In Fiscal 2000, the Company recorded revenues of $589,000 as compared to revenues of $6,660,000 in the year ended July 31, 1999 (``Fiscal 1999''). Recruitment and Internet revenues in Fiscal 2000 were derived from the Company's new 80% owned subsidiary, Placement 2000.Com Inc. (``Placement 2000'').

Placement 2000 had been developing a website for a resume and job-posting database for information technology candidates as well as resume forwarding and recruitment ``split'' marketing websites. Placement 2000 also operates a traditional job recruitment business. Placement 2000 is in need of additional working capital.

The Company is considering its strategic alternatives with respect to this subsidiary but no final decision has been made. Revenues in Fiscal 1999 were composed of casino consulting fees.

During Fiscal 2000, the Company began a corporate restructuring to divest itself of its non-core assets. Although the restructuring has not been finalized, the Company intends to sell certain of its principal assets in order to provide additional cash resources sufficient to acquire, merge into or make an investment in an existing business or businesses. The Company is currently reviewing opportunities in order to maximize its resources.

The restructuring included the closure of the WCW Nitro Grill as of September 30, 2000. In connection with the closing of the restaurant, the Company incurred a $1,119,000 loss, net of income tax benefits. The loss included the operating losses during the phase-out of the restaurant in August and September 2000. Operating losses, net of income tax benefits, from the discontinued restaurant operation totaled $968,000 and $455,000 in Fiscal 2000 and Fiscal 1999, respectively.

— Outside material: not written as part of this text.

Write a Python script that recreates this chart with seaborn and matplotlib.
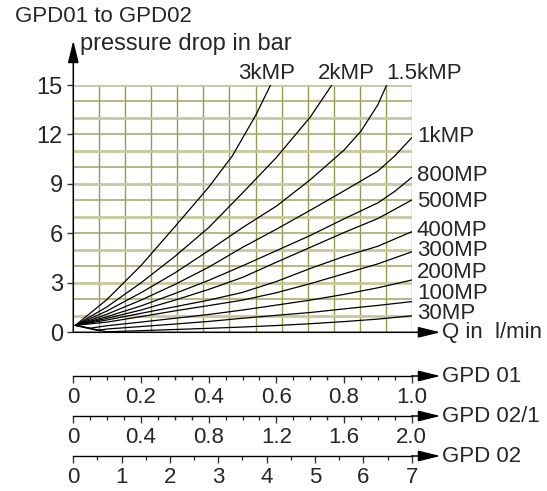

The Company's net loss from continuing operations for Fiscal 2000 was $1,765,000 ($0.36 basic and diluted loss per share) and in Fiscal 1999 net income from continuing operations was $2,481,000 ($0.49 basic earnings per share and $0.47 diluted earnings per share). Net loss was $3,852,000 ($0.79 basic and diluted loss per share) and net income was $2,026,000 ($0.40 basic earnings per share and $0.38 diluted earnings per share) for Fiscal 2000 and Fiscal 1999, respectively.